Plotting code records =
--- BEGIN ---

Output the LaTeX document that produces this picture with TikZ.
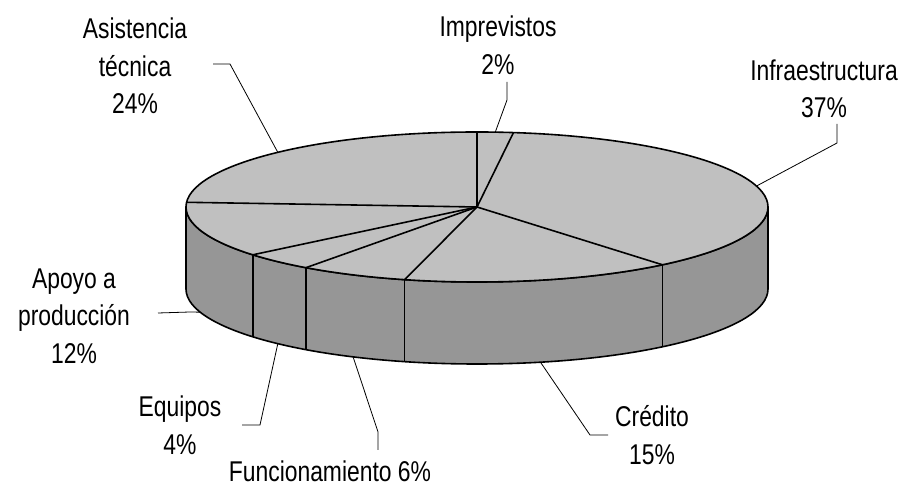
\documentclass[tikz,border=0pt]{standalone}
\usepackage{fontspec}
\setmainfont{Liberation Sans}[FakeStretch=0.8]
\definecolor{pietop}{RGB}{192,192,192}
\definecolor{pieside}{RGB}{150,150,150}

\begin{document}
\begin{tikzpicture}[
x=1pt, y=1pt,
rim/.style={draw=black, line width=1.6pt, line join=round},
cut/.style={draw=black, line width=1.6pt},
leader/.style={draw=black, line width=0.8pt},
lbl/.style={align=center, inner sep=0pt, font=\fontsize{28.6}{37.5}\selectfont},
]
\useasboundingbox (0,0) rectangle (900,487);
\begin{scope}[shift={(477,280)}]
\coordinate (C) at (0,0);
% side wall
\filldraw[rim, fill=pieside] (0:291 and 75)
	arc[start angle=0, end angle=-180, x radius=291, y radius=75] -- ++(0,-82)
	arc[start angle=180, end angle=360, x radius=291, y radius=75] -- cycle;
\foreach \a in {-50.4,-104.4,-126,-140.4}
	\draw[cut] (\a:291 and 75) -- ++(0,-82);
% top
\filldraw[rim, fill=pietop] (C) ellipse[x radius=291, y radius=75];
\foreach \a in {90,82.8,-50.4,-104.4,-126,-140.4,-183.6}
	\draw[cut] (C) -- (\a:291 and 75);
\coordinate (pAsis) at (133.2:291 and 75);
\coordinate (pImpr) at (86.4:291 and 75);
\coordinate (pInfr) at (16.2:291 and 75);
\begin{scope}[yshift=-82]
\coordinate (pCred) at (-77.4:291 and 75);
\coordinate (pFunc) at (-115.2:291 and 75);
\coordinate (pEqui) at (-133.2:291 and 75);
\coordinate (pApoyo) at (-162:291 and 75);
\end{scope}
\end{scope}

\node[lbl] (asis) at (135,421) {Asistencia\\técnica\\24\%};
\node[lbl] (impr) at (498,442) {Imprevistos\\2\%};
\node[lbl] (infr) at (824,398) {Infraestructura\\37\%};
\node[lbl] (cred) at (652,52) {Crédito\\15\%};
\node[lbl] (apoyo) at (74,171) {Apoyo a\\producción\\12\%};
\node[lbl] (equi) at (180,62) {Equipos\\4\%};
\node[lbl, anchor=base] (func) at (330,5) {Funcionamiento 6\%};

\coordinate (asisA) at (213,423);
\coordinate (imprA) at (507,405);
\coordinate (infrA) at (837,363);
\coordinate (credA) at (608,52);
\coordinate (funcA) at (378,37);
\coordinate (equiA) at (242,62);
\coordinate (apoyoA) at (158,174);

\draw[leader] (asisA) -- ++(17,0) -- (pAsis);
\draw[leader] (imprA) -- ++(0,-18) -- (pImpr);
\draw[leader] (infrA) -- ++(0,-19) -- (pInfr);
\draw[leader] (credA) -- ++(-18,0) -- (pCred);
\draw[leader] (funcA) -- ++(0,18) -- (pFunc);
\draw[leader] (equiA) -- ++(18,0) -- (pEqui);
\draw[leader] (apoyoA) -- ++(32,1) -- (pApoyo);
\end{tikzpicture}
\end{document}
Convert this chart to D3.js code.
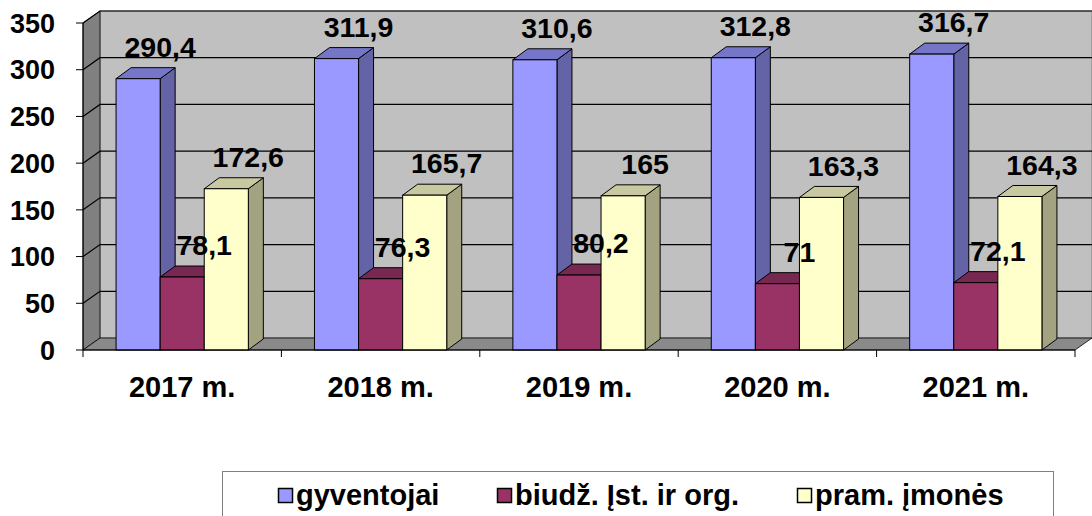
<!DOCTYPE html>
<html>
<head>
<meta charset="utf-8">
<script src="https://cdn.jsdelivr.net/npm/d3@7"></script>
<style>
  html, body { margin: 0; padding: 0; background: #fff; }
  svg { display: block; }
  text { font-family: "Liberation Sans", Arial, sans-serif; font-weight: bold; fill: #000; }
</style>
</head>
<body>
<svg id="chart" width="1092" height="516"></svg>
<script>
const categories = ["2017 m.", "2018 m.", "2019 m.", "2020 m.", "2021 m."];
const seriesNames = ["gyventojai", "biudž. Įst. ir org.", "pram. įmonės"];
const gyventojai = [290.4, 311.9, 310.6, 312.8, 316.7];
const biudz = [78.1, 76.3, 80.2, 71, 72.1];
const pram = [172.6, 165.7, 165, 163.3, 164.3];
const yTicks = [0, 50, 100, 150, 200, 250, 300, 350];

const seriesValues = [gyventojai, biudz, pram];
const colors = [
  { front: "#9999FF", top: "#7676C8", side: "#6363A6" },
  { front: "#993366", top: "#772851", side: "#66223F" },
  { front: "#FFFFCC", top: "#C9C9A1", side: "#A3A382" }
];

const svg = d3.select("#chart");
const X0 = 83, X1 = 1075, Y0 = 350, YT = 23;
const WDX = 17, WDY = -12;   // wall depth
const BDX = 15, BDY = -11;   // bar depth

const y = d3.scaleLinear().domain([0, 350]).range([Y0, YT]);
const x = d3.scaleBand().domain(categories).range([X0, X1]).padding(0);
const bw = x.bandwidth() / 4.5;
const xs = d3.scaleBand().domain(d3.range(3)).range([bw * 0.75, x.bandwidth() - bw * 0.75]).padding(0);

const fmt = v => String(v).replace(".", ",");

// Back wall
svg.append("rect")
  .attr("x", X0 + WDX).attr("y", YT + WDY)
  .attr("width", X1 - X0).attr("height", Y0 - YT)
  .attr("fill", "#C0C0C0").attr("stroke", "#808080").attr("stroke-width", 1);
// Left wall
svg.append("polygon")
  .attr("points", [[X0, YT], [X0 + WDX, YT + WDY], [X0 + WDX, Y0 + WDY], [X0, Y0]].join(" "))
  .attr("fill", "#808080").attr("stroke", "#000").attr("stroke-width", 0.8);
// Floor
svg.append("polygon")
  .attr("points", [[X0, Y0], [X0 + WDX, Y0 + WDY], [X1 + WDX, Y0 + WDY], [X1, Y0]].join(" "))
  .attr("fill", "#8A8A8A").attr("stroke", "#000").attr("stroke-width", 0.8);

// Gridlines
const grid = svg.append("g");
yTicks.filter(t => t > 0).forEach(t => {
  grid.append("path")
    .attr("d", `M${X0},${y(t)}L${X0 + WDX},${y(t) + WDY}L${X1 + WDX},${y(t) + WDY}`)
    .attr("fill", "none").attr("stroke", "#000").attr("stroke-width", 1.2);
});

// Bars
const bars = svg.append("g");
categories.forEach((c, ci) => {
  seriesValues.forEach((vals, si) => {
    const v = vals[ci];
    const l = x(c) + xs(si), r = l + bw, t = y(v), b = y(0);
    const col = colors[si];
    bars.append("polygon")
      .attr("points", [[r, b], [r + BDX, b + BDY], [r + BDX, t + BDY], [r, t]].join(" "))
      .attr("fill", col.side).attr("stroke", "#000").attr("stroke-width", 1);
    bars.append("polygon")
      .attr("points", [[l, t], [l + BDX, t + BDY], [r + BDX, t + BDY], [r, t]].join(" "))
      .attr("fill", col.top).attr("stroke", "#000").attr("stroke-width", 1);
    bars.append("rect")
      .attr("x", l).attr("y", t).attr("width", bw).attr("height", b - t)
      .attr("fill", col.front).attr("stroke", "#000").attr("stroke-width", 1);
  });
});

// Axes
const ax = svg.append("g");
ax.append("line").attr("x1", X0).attr("x2", X0).attr("y1", YT).attr("y2", Y0).attr("stroke", "#000");
ax.append("line").attr("x1", X0).attr("x2", X1).attr("y1", Y0).attr("y2", Y0).attr("stroke", "#000");
yTicks.forEach(t => {
  ax.append("line").attr("x1", X0 - 7).attr("x2", X0).attr("y1", y(t)).attr("y2", y(t)).attr("stroke", "#000");
  ax.append("text").attr("x", 55).attr("y", y(t)).attr("dy", "0.36em")
    .attr("text-anchor", "end").attr("font-size", 27).text(t);
});
categories.concat([null]).forEach((c, i) => {
  const xx = X0 + i * x.bandwidth();
  ax.append("line").attr("x1", xx).attr("x2", xx).attr("y1", Y0).attr("y2", Y0 + 7).attr("stroke", "#000");
});
categories.forEach(c => {
  ax.append("text").attr("x", x(c) + x.bandwidth() / 2).attr("y", 397)
    .attr("text-anchor", "middle").attr("font-size", 29).text(c);
});

// Data labels
const lab = svg.append("g");
categories.forEach((c, ci) => {
  seriesValues.forEach((vals, si) => {
    const v = vals[ci];
    const l = x(c) + xs(si);
    lab.append("text")
      .attr("x", l + bw / 2 + 22).attr("y", y(v) - 32).attr("dy", "0.36em")
      .attr("text-anchor", "middle").attr("font-size", 28.5).text(fmt(v));
  });
});

// Legend
const lg = svg.append("g");
lg.append("rect").attr("x", 222.5).attr("y", 471.5).attr("width", 831).attr("height", 60)
  .attr("fill", "#fff").attr("stroke", "#808080");
const legendX = [278, 497, 797];
seriesNames.forEach((n, i) => {
  lg.append("rect").attr("x", legendX[i] + 0.5).attr("y", 488.5).attr("width", 14).attr("height", 14)
    .attr("fill", colors[i].front).attr("stroke", "#000").attr("stroke-width", 1.5);
  lg.append("text").attr("x", legendX[i] + 18).attr("y", 505).attr("font-size", 29).text(n);
});
</script>
</body>
</html>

--- END ---

PROBLEM DESCRIPTION = Look through the data above. Copy every line with the string "chart" in it.

RESPONSE =
Convert this chart to D3.js code.
<svg id="chart" width="1092" height="516"></svg>
const svg = d3.select("#chart");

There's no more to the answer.